Since Metro Bank’s (LSE:MTRO) IPO in 2016, the shares have accumulated a total loss of 99%. However, such a terrible start doesn’t always spell a lack of opportunity. Instead, when shares drop at such considerable rates, what was once overinflated can now be deemed as potentially undervalued. I think Metro Bank shares are undervalued on some fronts, but let’s see if the financials could support a long-term investment decision.
What’s going on?
Metro Bank is a retail bank that operates in the United Kingdom. Founded in 2010, the aim — in competition with conventional banks — was a customer-focused banking experience.
Metro Bank did enjoy rapid growth. However, the 2016 IPO saw overexcitement in the valuation of the newly listed shares.
In recent years, the company has faced a litany of complications.
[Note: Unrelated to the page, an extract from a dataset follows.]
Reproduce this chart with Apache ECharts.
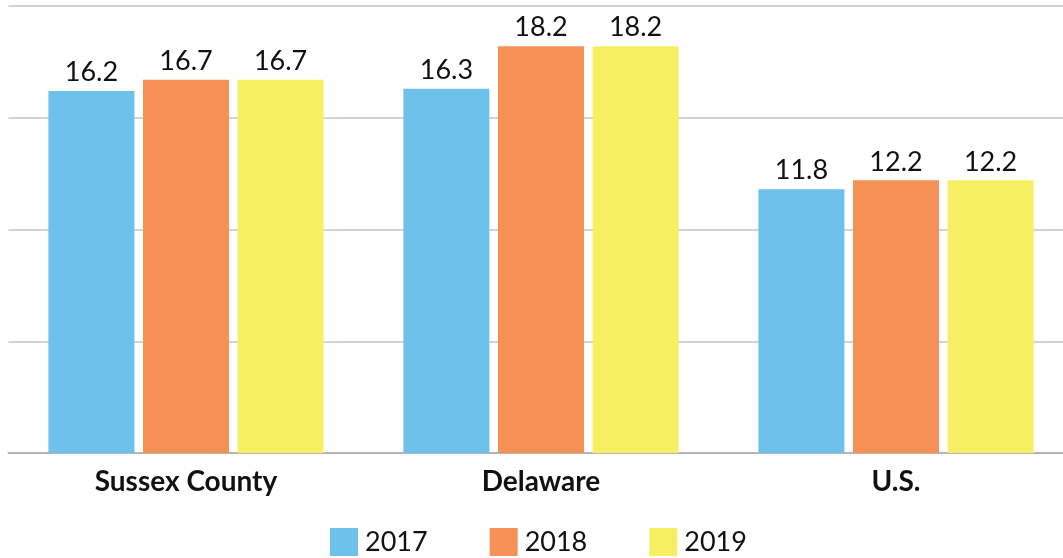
<!DOCTYPE html>
<html>
<head>
<meta charset="utf-8">
<script src="https://cdn.jsdelivr.net/npm/echarts@6/dist/echarts.min.js"></script>
<style>
  html, body { margin: 0; padding: 0; background: #ffffff; }
  #chart { width: 1063px; height: 558px; }
</style>
</head>
<body>
<div id="chart"></div>
<script>
// Regions compared across three years
const categories = ['Sussex County', 'Delaware', 'U.S.'];
const years = ['2017', '2018', '2019'];
const values2017 = [16.2, 16.3, 11.8];
const values2018 = [16.7, 18.2, 12.2];
const values2019 = [16.7, 18.2, 12.2];
const colors = ['#6EC1EA', '#F69155', '#F7EF62'];

const seriesValues = [values2017, values2018, values2019];
const font = 'Lato, "Open Sans", sans-serif';

const chart = echarts.init(document.getElementById('chart'), null, { renderer: 'canvas' });

chart.setOption({
  animation: false,
  grid: {
    left: 8.5, width: 1065, top: 6, bottom: 105,
    containLabel: false, outerBoundsMode: 'none'
  },
  legend: {
    data: years,
    bottom: 2,
    left: 330,
    padding: 0,
    itemWidth: 28,
    itemHeight: 28,
    itemGap: 62,
    icon: 'rect',
    textStyle: { fontFamily: font, fontSize: 27, color: '#111', padding: [2, 0, 0, 2] }
  },
  xAxis: {
    type: 'category',
    data: categories,
    axisLine: { lineStyle: { color: '#b5b5b5', width: 2 } },
    axisTick: { show: false },
    axisLabel: { fontFamily: font, fontSize: 28, fontWeight: 'bold', color: '#111', margin: 15 }
  },
  yAxis: {
    type: 'value',
    min: 0,
    max: 20,
    interval: 5,
    axisLabel: { show: false },
    axisLine: { show: false },
    axisTick: { show: false },
    splitLine: { lineStyle: { color: '#c4c4c4', width: 1.5 } }
  },
  series: years.map((y, i) => ({
    name: y,
    type: 'bar',
    data: seriesValues[i],
    barWidth: 86,
    barGap: '10%',
    itemStyle: { color: colors[i] },
    label: {
      show: true,
      position: 'top',
      distance: 5,
      fontFamily: font,
      fontSize: 27,
      color: '#111',
      formatter: p => p.value.toFixed(1)
    }
  }))
});
</script>
</body>
</html>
These include accounting errors and regulatory hurdles, which have negatively impacted the share price.
Metro Bank is now seeking fundraising, aiming to improve its balance sheet and improve its financial prospects. It is this crucial point that is causing the negative sentiment of the shares.
A look at the financials
The company has quite strong cash-to-debt. It ranks better than 72% of companies in the banking industry on this measure. Its equity-to-asset situation isn’t as favourable. It is currently 0.05 and worse than 89% of competitors. Debt-to-equity is somewhat average, worse than 55% of competitors and currently 0.84.
There are some positives on the price-to-tangible-book value, which is a good indicator of a value opportunity here. Investors are currently paying 1/10 of the tangible book value of shares. That’s an amazing opportunity at first glance.
What I don’t like are the current net margins. They are currently 0.3%, which is awfully low. There have also only been two years of profitability over the last 10.
Is it the right price?
I do see the shares as notably undervalued at the current price. They are down 48% over the last month.
However, I’m proceeding with extreme caution. The price is low, but the business is relatively weak on all fronts. I’m a value investor, but I dedicate myself solely to companies with exceptional financials and growth prospects. Valuation always comes second in my portfolio.
What does the future look like?
The future for Metro Bank is uncertain. There are significant challenges to overcome. These include a complex regulatory environment and significant financial restructuring.
If up to the reported £325m is raised and £600m of debt refinancing performed, there is significant hope. Majority control will be in the hands of Colombian billionaire Jaime Gilinski Bacal. A turnaround in the medium- to long term is possible.
However, I’m not convinced this investment is a prudent move. There are too many risks.
Although the annual loss is narrowing, the company is widely expected to break even through 2023-24. That’s good news, but I can’t see a compelling hypothesis as to why the stock will perform better than the FTSE 100 over 10 years.
I have a few highly undervalued companies in my portfolio with exceptional fundamentals. Metro Bank simply doesn’t size up next to them.